Attendue à Granby depuis près deux ans, la participation de l’OSM au Festival international de la chanson de Granby dans le cadre du cinquantième anniversaire a été promue comme un événement extraordinaire qui restera à jamais gravé autant dans le paysage musical québécois que dans l’histoire du festival. Mettant en vedette sept interprètes ayant fait leurs premières armes au FICG (Isabelle Boulay, Émie Champagne, Luce Dufault, Fabienne Thibeault, Safia Nolin, Marie-Denise Pelletier, et Joanie Roussel), le concert, sobrement mis en scène par Monique Giroux, a effectivement donné lieu à des performances absolument ahurissantes et inoubliables. Ceci dit, l’ambiance générale de ce récital conduit par Dina Gilbert manquait parfois de magie et de proximité.
Défilant à tour de rôle sur la scène, toutes les artistes ont d’abord offert soit un classique du répertoire ou une pièce du leur en étant présenté par une photo de leur passage au FICG. Safia Nolin a ouvert le bal tout en douceur et mélancolie avec Igloo, chanson qui a remporté le Prix Socan au Festival en 2012. Quelques temps après, Joanie Roussel a survolté les spectateurs avec son incroyable puissance vocale et son spectaculaire contrôle sur l’immortelle Un peu plus haut, un peu plus loin. L’artiste a ensuite demandé à son amie Émie Champagne de la rejoindre sur Hymne à la beauté du monde, seul duo de la soirée.
Accompagnée par des arrangements somptueux et d’une chorale, Luce Dufault a splendidement dévoilé un frissonnant mariage de notes graves et hautes sur les planantes Des milliards de choses et Dis tout sans rien dire. Isabelle Boulay a affiché une belle retenue sur les pièces Le retour de Don Quichotte, Le saule et Aimons-nous, tout en sortant sa puissance aux moments opportuns. De son côté, Marie-Denise Pelletier a offert deux moments de grâce qui font encore trembler. Visiblement émue et reconnaissante de se rappeler le chemin parcouru depuis Granby, elle a déversé les émotions et l’intensité qui l’animaient sur le phénoménal succès Tous les cris les SOS qui est allé chercher une corde sensible chez les spectateurs. Toute la tessiture de l’interprète a été mis à exécution sur ce morceau, de l’a cappella jusqu’à des envolées mêlant merveilleusement notes aiguës et un rauque spectaculaire. Cette même intensité s’est poursuivie sur Le plus beau voyage de Claude Gauthier que Marie-Denise Pelletier, en ce début d’élections provinciales, a dédiée au grand René Lévesque.

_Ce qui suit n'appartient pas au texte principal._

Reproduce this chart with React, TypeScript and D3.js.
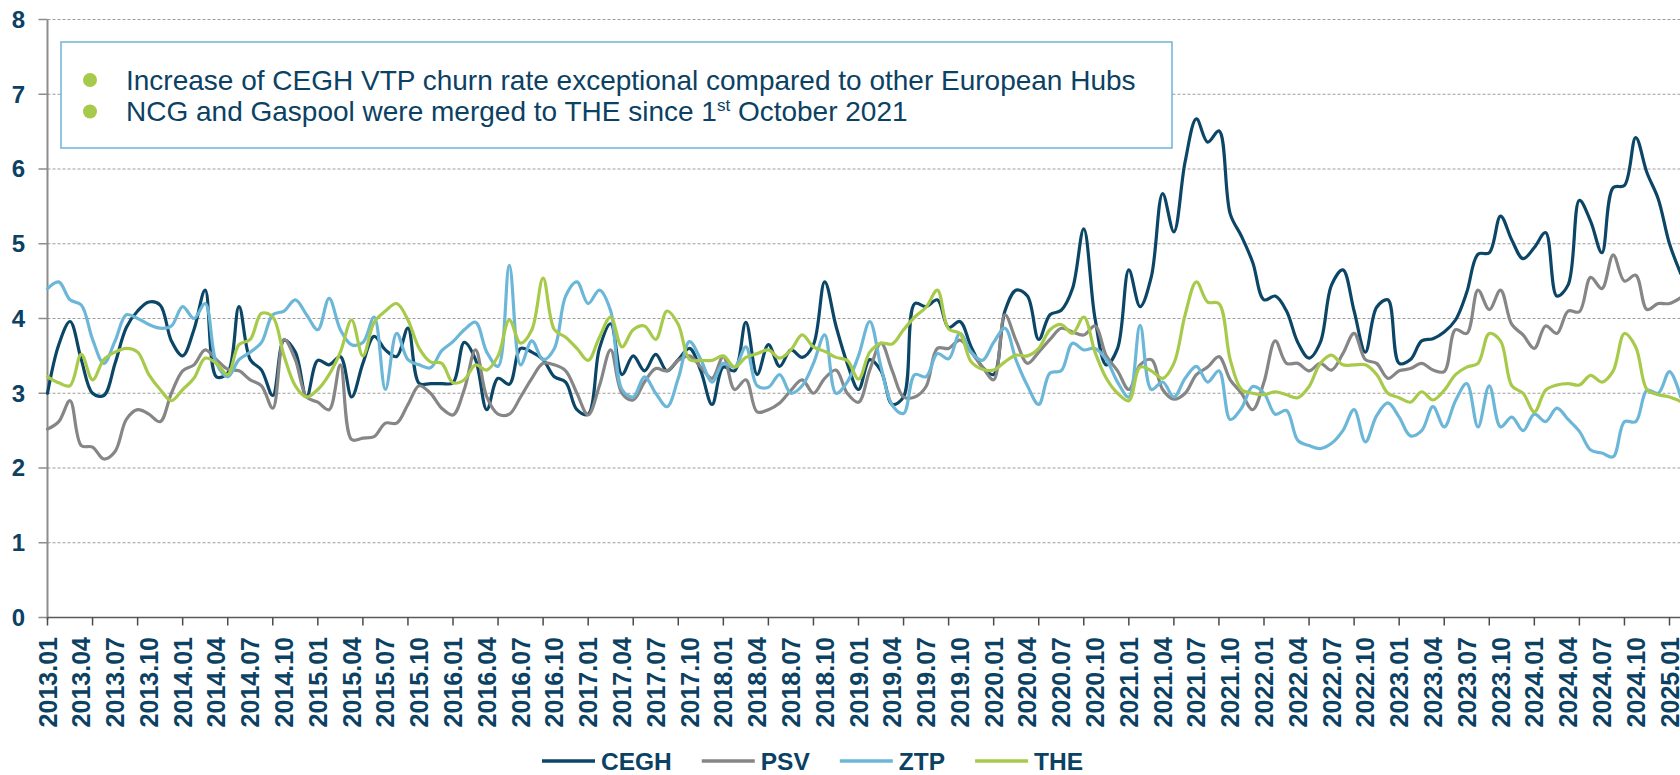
import React, { useMemo } from "react";
import * as d3 from "d3";

const W = 1680;
const H = 775;
const FONT = "Arial, 'Liberation Sans', Helvetica, sans-serif";
const NAVY = "#0b4163";

// monthly categories, 2013.01 .. 2025.02
const START_YEAR = 2013;
const months = d3.range(146).map(
  (i) => `${START_YEAR + Math.floor(i / 12)}.${String((i % 12) + 1).padStart(2, "0")}`
);

const cegh = [
  3.0, 3.65, 3.96, 3.45, 3.0, 2.97, 3.4, 3.88, 4.1, 4.22, 4.18, 3.7,
  3.5, 3.85, 4.38, 3.22, 3.27, 4.16, 3.45, 3.31, 2.97, 3.71, 3.55, 2.95,
  3.44, 3.38, 3.49, 2.95, 3.4, 3.76, 3.58, 3.49, 3.87, 3.13, 3.13, 3.13,
  3.14, 3.68, 3.45, 2.78, 3.2, 3.12, 3.6, 3.55, 3.45, 3.22, 3.15, 2.78,
  2.72, 3.6, 3.93, 3.25, 3.5, 3.3, 3.52, 3.3, 3.45, 3.6, 3.3, 2.85,
  3.35, 3.3, 3.95, 3.25, 3.65, 3.36, 3.58, 3.48, 3.65, 4.49, 3.9, 3.4,
  3.05, 3.45, 3.3, 2.85, 2.95, 4.2, 4.16, 4.25, 3.88, 3.96, 3.62, 3.35,
  3.25, 4.1, 4.38, 4.3, 3.72, 4.05, 4.11, 4.4, 5.2, 4.0, 3.38, 3.6,
  4.65, 4.16, 4.56, 5.67, 5.16, 6.1, 6.67, 6.36, 6.51, 5.4, 5.1, 4.75,
  4.25, 4.3, 4.1, 3.68, 3.47, 3.68, 4.45, 4.65, 4.1, 3.55, 4.15, 4.25,
  3.4, 3.45, 3.7, 3.73, 3.82, 3.98, 4.35, 4.86, 4.88, 5.37, 5.05, 4.8,
  4.95, 5.15, 4.3, 4.45, 5.58, 5.3, 4.88, 5.75, 5.78, 6.42, 5.95, 5.6,
  5.0, 4.6,
];

const psv = [
  2.52, 2.62, 2.9, 2.3, 2.28, 2.12, 2.22, 2.65, 2.78, 2.72, 2.62, 3.0,
  3.3, 3.38, 3.58, 3.45, 3.32, 3.3, 3.18, 3.1, 2.8, 3.72, 3.45, 2.95,
  2.88, 2.78, 3.38, 2.38, 2.4, 2.42, 2.6, 2.6, 2.85, 3.1, 3.0, 2.8,
  2.71, 3.05, 3.58, 2.95, 2.72, 2.72, 2.95, 3.2, 3.4, 3.38, 3.3, 3.0,
  2.71, 3.1, 3.58, 3.0, 2.91, 3.15, 3.33, 3.3, 3.44, 3.5, 3.35, 3.2,
  3.49, 3.05, 3.18, 2.75, 2.78, 2.87, 3.04, 3.18, 3.0, 3.2, 3.31, 3.0,
  2.88, 3.31, 3.67, 3.3, 2.95, 2.95, 3.09, 3.6, 3.6, 3.71, 3.55, 3.35,
  3.18, 4.05, 3.7, 3.4, 3.55, 3.72, 3.87, 3.82, 3.78, 3.9, 3.5, 3.3,
  3.05, 3.38, 3.45, 3.05, 2.92, 3.0, 3.25, 3.35, 3.49, 3.18, 3.0, 2.78,
  3.15, 3.7, 3.4, 3.4, 3.3, 3.4, 3.31, 3.53, 3.8, 3.45, 3.4, 3.2,
  3.3, 3.33, 3.4, 3.31, 3.29, 3.85, 3.8, 4.38, 4.12, 4.38, 3.92, 3.78,
  3.6, 3.9, 3.8, 4.1, 4.09, 4.55, 4.4, 4.85, 4.5, 4.58, 4.12, 4.2,
  4.2, 4.28,
];

const ztp = [
  4.4, 4.49, 4.25, 4.18, 3.72, 3.4, 3.7, 4.05, 4.0, 3.92, 3.87, 3.9,
  4.16, 4.0, 4.2, 3.4, 3.22, 3.45, 3.55, 3.68, 4.05, 4.1, 4.25, 4.05,
  3.85, 4.27, 3.85, 3.65, 3.68, 4.02, 3.05, 3.8, 3.45, 3.38, 3.34, 3.57,
  3.69, 3.85, 3.95, 3.55, 3.36, 4.71, 3.38, 3.7, 3.45, 3.6, 4.3, 4.49,
  4.2, 4.38, 4.1, 3.05, 2.95, 3.22, 3.0, 2.82, 3.2, 3.69, 3.45, 3.15,
  3.4, 3.35, 3.62, 3.1, 3.08, 3.25, 3.0, 3.1, 3.4, 3.78, 3.0, 3.15,
  3.5, 3.96, 3.35, 2.84, 2.73, 3.25, 3.22, 3.53, 3.46, 3.8, 3.55, 3.44,
  3.68, 3.87, 3.44, 3.1, 2.85, 3.27, 3.3, 3.67, 3.58, 3.6, 3.45, 3.15,
  2.95, 3.91, 3.05, 3.15, 2.95, 3.2, 3.36, 3.15, 3.3, 2.65, 2.8, 3.09,
  3.0, 2.72, 2.77, 2.37, 2.3, 2.26, 2.33, 2.5, 2.78, 2.35, 2.7, 2.87,
  2.68, 2.43, 2.5, 2.82, 2.55, 2.9, 3.13, 2.55, 3.1, 2.55, 2.68, 2.5,
  2.72, 2.62, 2.8, 2.65, 2.49, 2.24, 2.2, 2.15, 2.62, 2.62, 3.04, 3.0,
  3.29, 2.95,
];

const the = [
  3.22, 3.14, 3.1, 3.52, 3.18, 3.45, 3.55, 3.6, 3.55, 3.25, 3.05, 2.9,
  3.05, 3.2, 3.47, 3.4, 3.25, 3.65, 3.72, 4.07, 4.02, 3.5, 3.1, 2.95,
  3.05, 3.25, 3.55, 3.98, 3.5, 3.95, 4.1, 4.2, 3.98, 3.6, 3.42, 3.4,
  3.14, 3.18, 3.38, 3.31, 3.5, 3.98, 3.67, 3.85, 4.54, 3.85, 3.75, 3.6,
  3.44, 3.75, 4.02, 3.62, 3.85, 3.9, 3.72, 4.1, 3.92, 3.45, 3.44, 3.44,
  3.5, 3.35, 3.48, 3.53, 3.58, 3.47, 3.58, 3.78, 3.62, 3.56, 3.48, 3.44,
  3.19, 3.55, 3.67, 3.66, 3.85, 4.02, 4.15, 4.38, 3.86, 3.8, 3.42, 3.32,
  3.31, 3.42, 3.51, 3.5, 3.6, 3.85, 3.92, 3.8, 4.02, 3.55, 3.2, 3.0,
  2.9, 3.35, 3.3, 3.2, 3.4, 4.05, 4.49, 4.22, 4.2, 3.45, 3.05, 3.0,
  2.98, 3.02, 2.98, 2.94, 3.09, 3.4, 3.51, 3.38, 3.38, 3.38, 3.25, 3.0,
  2.94, 2.88, 3.02, 2.91, 3.04, 3.25, 3.35, 3.4, 3.8, 3.7, 3.1, 3.0,
  2.75, 3.04, 3.11, 3.13, 3.11, 3.24, 3.15, 3.3, 3.8, 3.62, 3.05, 2.98,
  2.95, 2.89,
];

const seriesNames = ["CEGH", "PSV", "ZTP", "THE"];
const seriesColors = ["#0c4667", "#868686", "#6cb6d8", "#a8ca4a"];
const seriesValues = [cegh, psv, ztp, the];

const yTicks = [0, 1, 2, 3, 4, 5, 6, 7, 8];
const LABEL_STEP = 3; // every 3rd month is labelled
const TICK_STEP = 4; // tick marks every 4 months
const LAST_LABEL = 144;

const notes = [
  "Increase of CEGH VTP churn rate exceptional compared to other European Hubs",
  "NCG and Gaspool were merged to THE since 1|st| October 2021",
];

export default function App() {
  const left = 47.5;
  const x = d3.scaleLinear().domain([0, LAST_LABEL]).range([left, 1669.5]);
  const y = d3.scaleLinear().domain([0, 8]).range([617.5, 19.5]);

  const line = d3
    .line<number>()
    .x((_, i) => x(i))
    .y((d) => y(d))
    .curve(d3.curveCatmullRom.alpha(0.5));

  const legendWidths = useMemo(() => {
    const ctx = document.createElement("canvas").getContext("2d");
    if (!ctx) return seriesNames.map((n) => n.length * 17);
    ctx.font = `bold 24.5px ${FONT}`;
    return seriesNames.map((n) => ctx.measureText(n).width);
  }, []);

  let lx = 542;
  const legendItems = seriesNames.map((name, i) => {
    const item = { name, color: seriesColors[i], x: lx };
    lx += 53 + 6 + legendWidths[i] + 30;
    return item;
  });

  const labelIdx = d3.range(0, LAST_LABEL + 1, LABEL_STEP);
  const tickIdx = d3.range(0, LAST_LABEL + 1, TICK_STEP);

  return (
    <>
      <style>{"body{margin:0}"}</style>
      <svg width={W} height={H} style={{ display: "block", background: "#fff" }} fontFamily={FONT}>
        {/* grid */}
        {yTicks.filter((t) => t > 0).map((t) => (
          <line key={t} x1={left} x2={W} y1={y(t)} y2={y(t)}
            stroke="#9c9c9c" strokeWidth={1} strokeDasharray="3,2" />
        ))}

        {/* y axis */}
        <line x1={left} x2={left} y1={y(8)} y2={y(0) + 2} stroke="#8c8c8c" strokeWidth={2} />
        {yTicks.map((t) => (
          <g key={t}>
            <line x1={left - 9} x2={left} y1={y(t)} y2={y(t)} stroke="#8c8c8c" strokeWidth={1.5} />
            <text x={25} y={y(t)} dy="0.35em" textAnchor="end" fontSize={24}
              fontWeight="bold" fill={NAVY}>{t}</text>
          </g>
        ))}

        {/* x axis */}
        <line x1={left} x2={W} y1={y(0)} y2={y(0)} stroke="#5a5a5a" strokeWidth={1.5} />
        {tickIdx.map((i) => (
          <line key={i} x1={x(i)} x2={x(i)} y1={y(0)} y2={y(0) + 8} stroke="#4a4a4a" strokeWidth={1.5} />
        ))}
        {labelIdx.map((i) => (
          <text key={i} transform={`translate(${x(i)},637) rotate(-90)`} dy="0.36em"
            textAnchor="end" fontSize={25} fontWeight="bold" fill={NAVY}>{months[i]}</text>
        ))}

        {/* series */}
        {seriesValues.map((vals, k) => (
          <path key={seriesNames[k]} d={line(vals) || ""} fill="none"
            stroke={seriesColors[k]} strokeWidth={3.2} strokeLinejoin="round" strokeLinecap="round" />
        ))}

        {/* annotation box */}
        <rect x={61} y={42} width={1111} height={106} fill="#fff" stroke="#6db4d6" strokeWidth={1.5} />
        {notes.map((n, i) => {
          const parts = n.split("|");
          const by = 89.5 + i * 31.5;
          return (
            <g key={i}>
              <circle cx={90} cy={by - 9.5} r={7} fill="#a8ca4a" />
              <text x={126} y={by} fontSize={28} fill={NAVY}>
                {parts.length === 1 ? n : (
                  <>
                    {parts[0]}
                    <tspan dy={-10} fontSize={17}>{parts[1]}</tspan>
                    <tspan dy={10}>{parts[2]}</tspan>
                  </>
                )}
              </text>
            </g>
          );
        })}

        {/* legend */}
        {legendItems.map((it) => (
          <g key={it.name}>
            <line x1={it.x} x2={it.x + 53} y1={761} y2={761} stroke={it.color} strokeWidth={3.5} />
            <text x={it.x + 59} y={761} dy="0.35em" fontSize={24.5} fontWeight="bold" fill={NAVY}>{it.name}</text>
          </g>
        ))}
      </svg>
    </>
  );
}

Bien que louable et fort appréciée, la volonté d’enchaîner les titres rapidement a toutefois apporté une certaine froideur à l’ensemble. Puisque réunir sept interprètes de cette envergure sur la même scène tenait presque du miracle, il aurait été intéressant de profiter davantage de ce moment rare pour faire fleurir leur complicité par le biais de duos, de trios ou encore de chœurs, et également s’attarder davantage sur leurs passages au Festival en, par exemple, offrant quelques pièces qu’elles avaient jadis chantées.
Heureusement, une certaine proximité a pu être décelée entre les quatre interprètes ayant participé à Starmania. Il fallait, bien évidemment, souligner les 40 ans de cet opéra encore marquant et actuel dans le paysage musical d’aujourd’hui. Luce Dufault a revisité le personnage de Marie-Jeanne avec Les uns contre les autres, suivie de Marie-Denise Pelletier qui a retrouvé sa Stella Spotlight le temps de Les adieux d’un sex symbol. Isabelle Boulay les a rejointes pour une version fort convaincante de Monopolis. Est venue ensuite Fabienne Thibeault, accueillie et ovationnée comme une reine, pour offrir Le monde est stone. Luce, Isabelle et Marie-Denise ont toutefois entamé les premières notes de la célèbre chanson avec une telle force et chimie qu’il était particulièrement déchirant de les voir quitter la scène au bout d’une dizaine de secondes plutôt que de prolonger cet instant et lui faire atteindre son apogée en compagnie de Fabienne. Le spectacle s’est terminé ainsi. Sur papier, l’idée est belle, mais il a été extrêmement dommage de ne pas voir Safia Nolin, Joanie Roussel et Émie Champagne prendre part à la finale et ainsi déguster le mariage des univers grandioses de ce septuor qui aurait mérité un tour de chant collectif avant le salut théâtral.